Dall’altra parte Ocasio-Cortez, che esercita un carisma irresistibile sui progressisti, il senatore Bernie Sanders, che controlla un pacchetto enorme di voti popolari, e gli altri dicono che i seggi persi dal partito non sono colpa delle idee, ma del modo sciatto e obsoleto di fare campagna elettorale dei democratici. «Se spendi duemila dollari su facebook durante la campagna invece che duecentomila», dice la giovane deputata, allora vuol dire che non hai capito nulla di come funziona adesso la politica e dare la colpa a noi è senza senso. L’ala radicale accusa gli altri di essere «corporate democrats», democratici che fanno gli interessi delle grandi aziende, e di non voler spaventare gli elettori trumpiani – e questo, dicono, è l’opposto di quello che gli americani ci hanno chiesto con il loro voto. Pensano a temi come la copertura sanitaria pubblica e universale e la trasformazione profonda dell’economia per rallentare il climate change.

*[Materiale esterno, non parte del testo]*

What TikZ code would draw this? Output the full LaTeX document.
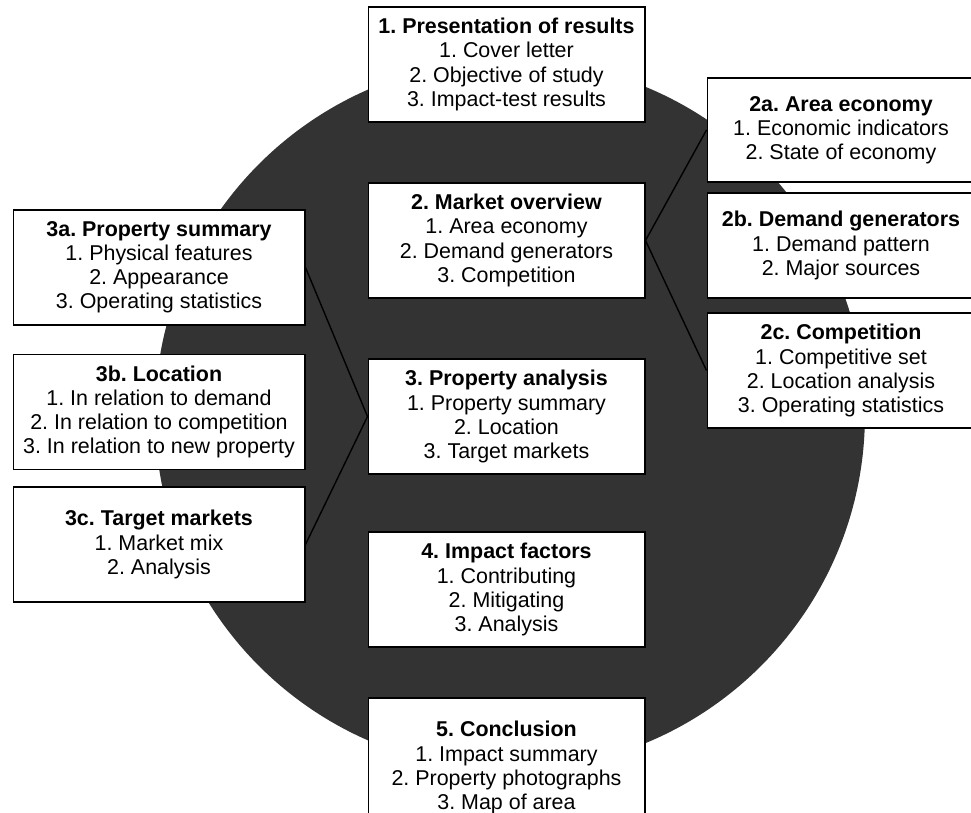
\documentclass[tikz,border=0pt]{standalone}
\usepackage{fontspec}
\setmainfont{Liberation Sans}
\usetikzlibrary{positioning}
\frenchspacing

\begin{document}
\begin{tikzpicture}[
  x=0.02cm, y=-0.02cm,
  box/.style={draw, fill=white, line width=0.6pt, align=center, inner sep=0pt,
    font=\fontsize{12.2}{13.7}\selectfont},
  midbox/.style={box, minimum width=5.54cm, minimum height=2.3cm},
  leftbox/.style={box, minimum width=5.84cm, minimum height=2.3cm},
  rightbox/.style={box, minimum width=5.36cm},
  link/.style={line width=0.8pt, black}
]
\useasboundingbox (0,0) rectangle (971,813);

% Dark disc behind the report outline
\fill[black!80] (510,415) circle [radius=7.1cm];

% Main sections (centre column)
\node[midbox] (pres) at (506.5,64.5)
  {\textbf{1. Presentation of results}\\1. Cover letter\\2. Objective of study\\3. Impact-test results};
\node[midbox] (market) at (506.5,240.5)
  {\textbf{2. Market overview}\\1. Area economy\\2. Demand generators\\3. Competition};
\node[midbox] (propan) at (506.5,416.5)
  {\textbf{3. Property analysis}\\1. Property summary\\2. Location\\3. Target markets};
\node[midbox] (impact) at (506.5,589.5)
  {\textbf{4. Impact factors}\\1. Contributing\\2. Mitigating\\3. Analysis};
\node[midbox, minimum height=2.78cm] (concl) at (506.5,767.5)
  {\textbf{5. Conclusion}\\1. Impact summary\\2. Property photographs\\3. Map of area};

% Market overview details (right column)
\node[rightbox, minimum height=2.08cm] (areaeco) at (841,130)
  {\textbf{2a. Area economy}\\1. Economic indicators\\2. State of economy};
\node[rightbox, minimum height=2.1cm] (demgen) at (841,245.5)
  {\textbf{2b. Demand generators}\\1. Demand pattern\\2. Major sources};
\node[rightbox, minimum height=2.3cm] (comp) at (841,370.5)
  {\textbf{2c. Competition}\\1. Competitive set\\2. Location analysis\\3. Operating statistics};

% Property analysis details (left column)
\node[leftbox] (propsum) at (159,267.5)
  {\textbf{3a. Property summary}\\1. Physical features\\2. Appearance\\3. Operating statistics};
\node[leftbox] (loc) at (159,412)
  {\textbf{3b. Location}\\1. In relation to demand\\2. In relation to competition\\3. In relation to new property};
\node[leftbox] (target) at (159,544.5)
  {\textbf{3c. Target markets}\\1. Market mix\\2. Analysis};

% Links from sections to their details
\draw[link] (areaeco.west) -- (market.east) -- (comp.west);
\draw[link] (propsum.east) -- (propan.west) -- (target.east);

\end{tikzpicture}
\end{document}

Il problema, per entrambe le fazioni dei democratici, è che le elezioni non si sono ancora chiuse. Il 5 gennaio ci saranno i ballottaggi per il Senato in Georgia e sono cruciali perché decideranno chi avrà la maggioranza. Se vincono i repubblicani, potranno ostacolare le leggi dell’Amministrazione Biden. Se vincono i democratici cadono tutti gli ostacoli: avranno allo stesso tempo il controllo della Casa Bianca e del Congresso. Ma se cominciano a litigare di nuovo quest’occasione nei prossimi due mesi potrebbe sfuggire loro dalle mani.